(Task details): Write out the material exactly. Do not include the pictures.

___ Provided data

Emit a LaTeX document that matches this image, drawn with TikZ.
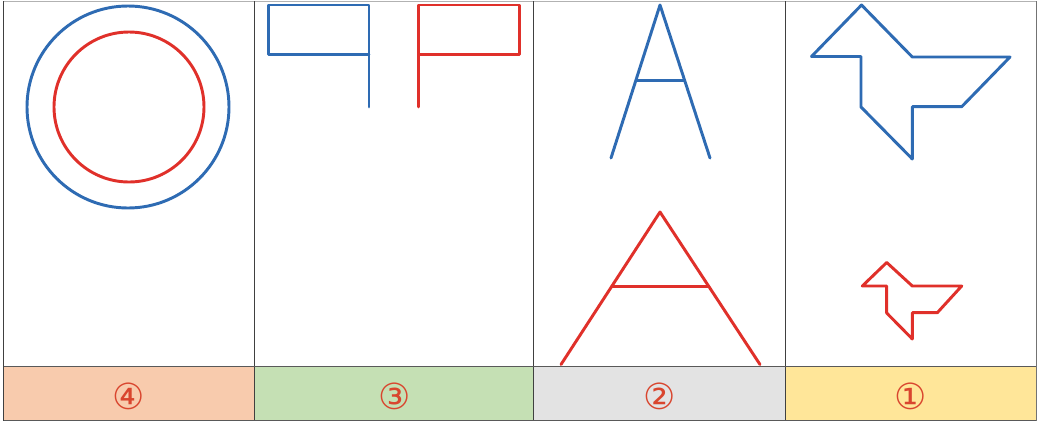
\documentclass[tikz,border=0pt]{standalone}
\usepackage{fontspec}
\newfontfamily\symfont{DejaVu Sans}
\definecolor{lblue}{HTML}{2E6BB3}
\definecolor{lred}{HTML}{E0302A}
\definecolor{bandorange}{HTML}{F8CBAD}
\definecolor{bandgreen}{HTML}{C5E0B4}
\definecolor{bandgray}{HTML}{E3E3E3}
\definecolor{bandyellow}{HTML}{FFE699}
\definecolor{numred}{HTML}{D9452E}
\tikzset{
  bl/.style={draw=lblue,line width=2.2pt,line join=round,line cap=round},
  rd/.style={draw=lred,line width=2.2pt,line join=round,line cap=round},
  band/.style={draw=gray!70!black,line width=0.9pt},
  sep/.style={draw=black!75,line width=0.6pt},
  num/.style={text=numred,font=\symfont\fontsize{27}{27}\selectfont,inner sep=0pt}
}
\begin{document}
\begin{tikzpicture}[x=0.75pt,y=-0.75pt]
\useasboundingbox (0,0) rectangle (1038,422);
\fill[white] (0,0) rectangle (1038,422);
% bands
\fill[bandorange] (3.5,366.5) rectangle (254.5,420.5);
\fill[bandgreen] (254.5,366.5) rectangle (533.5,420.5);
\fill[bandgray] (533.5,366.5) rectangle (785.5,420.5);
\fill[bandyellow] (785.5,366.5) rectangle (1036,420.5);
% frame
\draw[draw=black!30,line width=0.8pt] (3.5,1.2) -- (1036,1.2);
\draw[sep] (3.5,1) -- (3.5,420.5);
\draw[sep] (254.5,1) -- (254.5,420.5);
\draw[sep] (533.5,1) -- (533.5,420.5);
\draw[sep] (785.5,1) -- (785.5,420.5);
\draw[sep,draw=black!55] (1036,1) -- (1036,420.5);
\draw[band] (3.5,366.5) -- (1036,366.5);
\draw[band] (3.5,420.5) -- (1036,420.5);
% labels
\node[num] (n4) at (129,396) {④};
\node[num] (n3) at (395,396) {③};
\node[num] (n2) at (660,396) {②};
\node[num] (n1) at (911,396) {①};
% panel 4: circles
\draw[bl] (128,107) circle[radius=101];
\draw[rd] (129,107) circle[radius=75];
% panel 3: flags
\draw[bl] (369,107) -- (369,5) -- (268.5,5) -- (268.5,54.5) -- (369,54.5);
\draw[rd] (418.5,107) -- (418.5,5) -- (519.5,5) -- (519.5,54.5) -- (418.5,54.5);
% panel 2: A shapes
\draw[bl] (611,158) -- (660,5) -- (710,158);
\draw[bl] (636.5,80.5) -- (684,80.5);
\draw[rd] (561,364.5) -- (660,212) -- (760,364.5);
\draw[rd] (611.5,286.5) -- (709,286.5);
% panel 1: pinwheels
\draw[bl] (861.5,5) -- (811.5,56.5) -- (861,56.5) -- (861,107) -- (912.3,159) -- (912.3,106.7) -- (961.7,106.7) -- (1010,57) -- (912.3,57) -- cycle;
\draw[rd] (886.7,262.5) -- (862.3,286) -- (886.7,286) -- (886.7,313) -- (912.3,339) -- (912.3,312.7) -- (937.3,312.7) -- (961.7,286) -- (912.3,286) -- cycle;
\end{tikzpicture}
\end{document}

______

(Solution):
Emit a LaTeX document that matches this image, drawn with TikZ.
\documentclass[tikz,border=0pt]{standalone}
\usepackage{fontspec}
\newfontfamily\symfont{DejaVu Sans}
\definecolor{lblue}{HTML}{2E6BB3}
\definecolor{lred}{HTML}{E0302A}
\definecolor{bandorange}{HTML}{F8CBAD}
\definecolor{bandgreen}{HTML}{C5E0B4}
\definecolor{bandgray}{HTML}{E3E3E3}
\definecolor{bandyellow}{HTML}{FFE699}
\definecolor{numred}{HTML}{D9452E}
\tikzset{
  bl/.style={draw=lblue,line width=2.2pt,line join=round,line cap=round},
  rd/.style={draw=lred,line width=2.2pt,line join=round,line cap=round},
  band/.style={draw=gray!70!black,line width=0.9pt},
  sep/.style={draw=black!75,line width=0.6pt},
  num/.style={text=numred,font=\symfont\fontsize{27}{27}\selectfont,inner sep=0pt}
}
\begin{document}
\begin{tikzpicture}[x=0.75pt,y=-0.75pt]
\useasboundingbox (0,0) rectangle (1038,422);
\fill[white] (0,0) rectangle (1038,422);
% bands
\fill[bandorange] (3.5,366.5) rectangle (254.5,420.5);
\fill[bandgreen] (254.5,366.5) rectangle (533.5,420.5);
\fill[bandgray] (533.5,366.5) rectangle (785.5,420.5);
\fill[bandyellow] (785.5,366.5) rectangle (1036,420.5);
% frame
\draw[draw=black!30,line width=0.8pt] (3.5,1.2) -- (1036,1.2);
\draw[sep] (3.5,1) -- (3.5,420.5);
\draw[sep] (254.5,1) -- (254.5,420.5);
\draw[sep] (533.5,1) -- (533.5,420.5);
\draw[sep] (785.5,1) -- (785.5,420.5);
\draw[sep,draw=black!55] (1036,1) -- (1036,420.5);
\draw[band] (3.5,366.5) -- (1036,366.5);
\draw[band] (3.5,420.5) -- (1036,420.5);
% labels
\node[num] (n4) at (129,396) {④};
\node[num] (n3) at (395,396) {③};
\node[num] (n2) at (660,396) {②};
\node[num] (n1) at (911,396) {①};
% panel 4: circles
\draw[bl] (128,107) circle[radius=101];
\draw[rd] (129,107) circle[radius=75];
% panel 3: flags
\draw[bl] (369,107) -- (369,5) -- (268.5,5) -- (268.5,54.5) -- (369,54.5);
\draw[rd] (418.5,107) -- (418.5,5) -- (519.5,5) -- (519.5,54.5) -- (418.5,54.5);
% panel 2: A shapes
\draw[bl] (611,158) -- (660,5) -- (710,158);
\draw[bl] (636.5,80.5) -- (684,80.5);
\draw[rd] (561,364.5) -- (660,212) -- (760,364.5);
\draw[rd] (611.5,286.5) -- (709,286.5);
% panel 1: pinwheels
\draw[bl] (861.5,5) -- (811.5,56.5) -- (861,56.5) -- (861,107) -- (912.3,159) -- (912.3,106.7) -- (961.7,106.7) -- (1010,57) -- (912.3,57) -- cycle;
\draw[rd] (886.7,262.5) -- (862.3,286) -- (886.7,286) -- (886.7,313) -- (912.3,339) -- (912.3,312.7) -- (937.3,312.7) -- (961.7,286) -- (912.3,286) -- cycle;
\end{tikzpicture}
\end{document}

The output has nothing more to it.